A spokeswoman for the council said the new structure would include some new Arts Council England-funded posts, but that these would not be replacing the council-funded curator posts. They will instead focus on specific areas of engagement such as learning, community engagement, and health and wellbeing. The service's existing learning and community engagement posts are being retained.  

The spokeswoman said the service remained fully committed to maintaining Accreditation standards and the stewardship of its collections, with seven posts dedicated to making the collections accessible, caring for them and documenting them. The service's collections manager post will be retained.
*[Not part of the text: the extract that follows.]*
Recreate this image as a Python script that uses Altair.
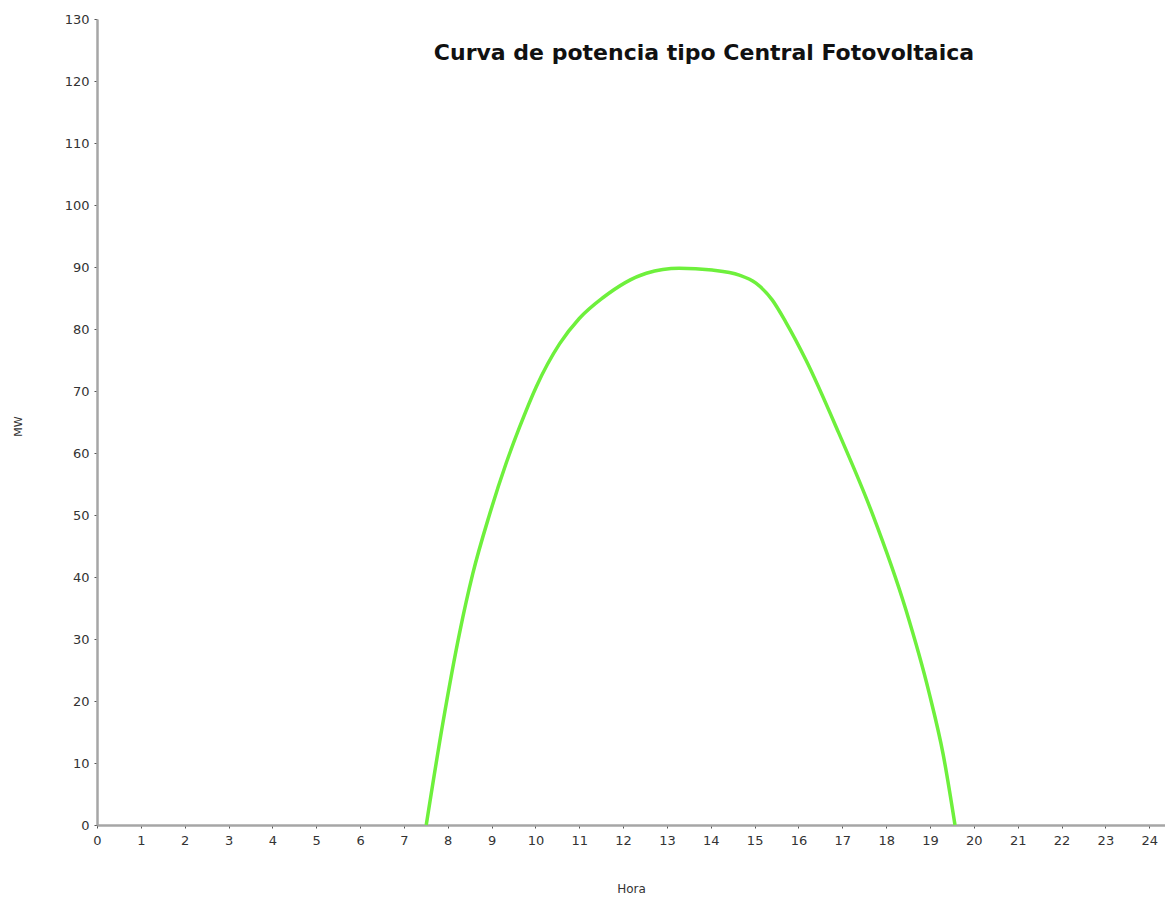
import altair as alt
import pandas as pd

# Curve (hour, MW)
hours = [7.51, 7.89, 8.27, 8.57, 8.95, 9.33, 9.64, 10.02, 10.55, 11.0, 11.53,
         12.53, 13.28, 14.03, 14.65, 15.03, 15.4, 15.72, 16.17, 16.92, 17.68,
         18.45, 18.98, 19.3, 19.57]
mw = [0, 16.5, 31, 40.5, 50, 58.3, 64.2, 70.7, 77.6, 81.7, 85,
      89, 89.8, 89.5, 88.7, 87.4, 84.7, 81, 75, 63.2, 50.3,
      34.7, 21.3, 11.4, 0]

x_ticks = list(range(0, 25))
y_ticks = list(range(0, 131, 10))

df = pd.DataFrame({"Hora": hours, "MW": mw})

font = "DejaVu Sans"

chart = alt.Chart(df).mark_line(
    color="#6ef03c", strokeWidth=3.5, interpolate="monotone"
).encode(
    x=alt.X("Hora:Q",
            scale=alt.Scale(domain=[0, 24.36], nice=False, zero=False),
            axis=alt.Axis(values=x_ticks, title="Hora", grid=False,
                          labelFont=font, labelFontSize=13, labelColor="#333333",
                          labelPadding=6, tickSize=3, tickColor="#555555",
                          domainColor="#a6a6a6", domainWidth=2.5,
                          titleFont=font, titleFontSize=12, titleFontWeight="normal",
                          titleColor="#333333", titleY=67, titleBaseline="alphabetic",
                          labelFlush=False)),
    y=alt.Y("MW:Q",
            scale=alt.Scale(domain=[0, 130], nice=False),
            axis=alt.Axis(values=y_ticks, title="MW", grid=False,
                          labelFont=font, labelFontSize=13, labelColor="#333333",
                          labelPadding=5, tickSize=3, tickColor="#555555",
                          domainColor="#a6a6a6", domainWidth=2.5,
                          titleFont=font, titleFontSize=11, titleFontWeight="normal",
                          titleColor="#333333", titleX=-79, titleY=407,
                          titleAlign="center", titleBaseline="middle",
                          labelFlush=False)),
).properties(
    width=1068,
    height=806,
    title=alt.TitleParams(
        text="Curva de potencia tipo Central Fotovoltaica",
        font=font, fontSize=22, fontWeight="bold", color="#111111",
        anchor="middle", dx=73, dy=29, offset=-33, baseline="middle",
    ),
    autosize=alt.AutoSizeParams(type="none"),
    padding={"left": 89, "top": 11, "right": 0, "bottom": 70},
).configure_view(stroke=None)

chart.save("out.html", embed_options={"renderer": "svg", "actions": False})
“Expertise from museum professionals including at a senior level is an important element of the new staff structure,” said the council’s statement.
 
The statement continued: “The new structure marks a move away from prioritising resource for subject specialist curation. Instead, the service will focus on new ways to support different perspectives, voices and viewpoints in order to increase the service’s relevance to more diverse audiences and particularly to attract those who are traditionally ‘non-museum’ goers. We want to make Leicester’s museums more relevant to the city’s diverse communities.”

The changes have been driven by a desire to focus more on using collections to engage audiences, said Leicester’s head of arts and museums, Jo Jones, who is leading the review.
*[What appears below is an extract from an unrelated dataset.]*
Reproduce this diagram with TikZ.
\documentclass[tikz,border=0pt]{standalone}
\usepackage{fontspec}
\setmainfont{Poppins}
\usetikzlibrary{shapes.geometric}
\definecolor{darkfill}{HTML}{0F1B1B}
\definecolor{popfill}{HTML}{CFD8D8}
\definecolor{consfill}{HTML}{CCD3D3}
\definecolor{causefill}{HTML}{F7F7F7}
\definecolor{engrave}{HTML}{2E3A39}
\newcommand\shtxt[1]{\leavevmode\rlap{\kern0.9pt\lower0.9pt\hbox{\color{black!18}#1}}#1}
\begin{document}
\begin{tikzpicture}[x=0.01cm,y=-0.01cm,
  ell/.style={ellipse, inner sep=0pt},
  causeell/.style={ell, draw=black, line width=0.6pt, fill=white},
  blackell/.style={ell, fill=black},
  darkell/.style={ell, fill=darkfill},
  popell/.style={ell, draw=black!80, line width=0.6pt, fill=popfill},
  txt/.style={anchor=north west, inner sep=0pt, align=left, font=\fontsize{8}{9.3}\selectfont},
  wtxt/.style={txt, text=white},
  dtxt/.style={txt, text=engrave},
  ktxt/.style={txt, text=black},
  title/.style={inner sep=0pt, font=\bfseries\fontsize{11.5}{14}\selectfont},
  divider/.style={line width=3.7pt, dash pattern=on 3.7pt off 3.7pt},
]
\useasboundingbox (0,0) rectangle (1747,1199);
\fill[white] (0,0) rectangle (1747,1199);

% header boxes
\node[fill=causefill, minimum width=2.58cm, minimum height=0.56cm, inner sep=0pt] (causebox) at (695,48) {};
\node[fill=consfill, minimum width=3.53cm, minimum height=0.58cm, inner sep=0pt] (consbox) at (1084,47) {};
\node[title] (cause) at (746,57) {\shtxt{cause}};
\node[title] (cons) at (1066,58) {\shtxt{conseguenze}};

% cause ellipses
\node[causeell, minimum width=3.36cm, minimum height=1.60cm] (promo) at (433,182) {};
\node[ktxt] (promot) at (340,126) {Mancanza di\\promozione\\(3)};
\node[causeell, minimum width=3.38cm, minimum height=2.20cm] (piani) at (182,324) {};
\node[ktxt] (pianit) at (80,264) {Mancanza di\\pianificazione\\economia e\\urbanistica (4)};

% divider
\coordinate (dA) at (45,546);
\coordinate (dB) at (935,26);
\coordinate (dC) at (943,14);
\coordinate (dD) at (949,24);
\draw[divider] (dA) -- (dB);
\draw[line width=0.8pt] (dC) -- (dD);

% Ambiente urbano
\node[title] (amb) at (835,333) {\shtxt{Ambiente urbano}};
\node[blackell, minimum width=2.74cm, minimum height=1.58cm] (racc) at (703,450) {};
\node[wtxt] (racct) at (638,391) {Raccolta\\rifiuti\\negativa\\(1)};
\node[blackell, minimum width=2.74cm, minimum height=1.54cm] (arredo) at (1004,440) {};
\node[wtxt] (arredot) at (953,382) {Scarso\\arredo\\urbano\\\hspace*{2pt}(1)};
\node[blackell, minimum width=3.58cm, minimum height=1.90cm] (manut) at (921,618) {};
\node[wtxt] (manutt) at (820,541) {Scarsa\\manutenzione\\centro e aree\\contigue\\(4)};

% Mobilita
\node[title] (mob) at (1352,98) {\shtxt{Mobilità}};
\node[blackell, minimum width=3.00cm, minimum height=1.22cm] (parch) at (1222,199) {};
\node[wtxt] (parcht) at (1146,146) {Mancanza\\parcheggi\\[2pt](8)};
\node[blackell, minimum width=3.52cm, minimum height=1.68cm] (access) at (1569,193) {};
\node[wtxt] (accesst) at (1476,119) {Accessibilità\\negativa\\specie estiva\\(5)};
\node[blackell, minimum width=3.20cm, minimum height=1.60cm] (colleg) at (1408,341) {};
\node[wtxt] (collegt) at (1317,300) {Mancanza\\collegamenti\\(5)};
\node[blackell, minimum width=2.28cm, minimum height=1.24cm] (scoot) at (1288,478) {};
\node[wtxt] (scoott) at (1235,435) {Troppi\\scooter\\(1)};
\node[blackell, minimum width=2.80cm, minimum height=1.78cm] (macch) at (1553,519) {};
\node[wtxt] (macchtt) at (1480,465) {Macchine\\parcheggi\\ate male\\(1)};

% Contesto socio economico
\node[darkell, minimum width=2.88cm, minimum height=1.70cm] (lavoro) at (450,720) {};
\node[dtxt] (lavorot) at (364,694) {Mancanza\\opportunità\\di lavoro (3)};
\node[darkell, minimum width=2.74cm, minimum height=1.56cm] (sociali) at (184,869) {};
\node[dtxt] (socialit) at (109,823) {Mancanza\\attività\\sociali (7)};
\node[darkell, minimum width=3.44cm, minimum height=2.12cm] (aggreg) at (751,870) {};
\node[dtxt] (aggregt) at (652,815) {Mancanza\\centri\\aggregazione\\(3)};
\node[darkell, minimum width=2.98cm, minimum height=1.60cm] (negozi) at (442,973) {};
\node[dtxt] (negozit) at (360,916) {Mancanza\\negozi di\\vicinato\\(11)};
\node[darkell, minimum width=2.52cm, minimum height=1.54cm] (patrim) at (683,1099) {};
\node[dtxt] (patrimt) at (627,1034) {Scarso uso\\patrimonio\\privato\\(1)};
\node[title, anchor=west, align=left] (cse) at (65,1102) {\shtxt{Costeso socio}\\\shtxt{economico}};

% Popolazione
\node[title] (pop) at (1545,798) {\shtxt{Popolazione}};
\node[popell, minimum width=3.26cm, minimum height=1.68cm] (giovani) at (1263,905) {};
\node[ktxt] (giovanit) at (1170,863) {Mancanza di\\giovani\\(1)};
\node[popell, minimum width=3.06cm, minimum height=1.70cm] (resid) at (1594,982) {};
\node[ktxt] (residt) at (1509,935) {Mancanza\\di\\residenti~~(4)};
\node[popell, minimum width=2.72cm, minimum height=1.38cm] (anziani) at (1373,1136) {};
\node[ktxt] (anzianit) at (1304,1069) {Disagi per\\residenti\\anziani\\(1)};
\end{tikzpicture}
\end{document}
“We’re looking at the need for the service to modernise and be much more user-focused,” she said.

The restructure had been long overdue, Jones added. “The service hasn’t had such a review for a number of years so while savings had to be made, it wasn’t about that. The council is very supportive of culture.”

Jones said the Museums Association’s Museums Change Lives campaign had been a key driver for the new structure, which aims to increase community participation and involve the city’s residents more in the service’s decision-making.

The council plans to set aside a budget for guest curators, which it said would enable specialist curatorial knowledge to be “delivered in a different way”.
 
“There’s a budget built in for freelance specialist curators who can bring in new perspectives,” said Jones, who added that the service had successfully trialled this approach during the redevelopment of New Walk Museum’s Egyptian Gallery last year.

The council said it would try to redeploy as many people as possible whose roles are displaced by the restructure. Jones said she couldn’t comment on the redundancies while the review is ongoing.

The review is due to conclude by the end of March.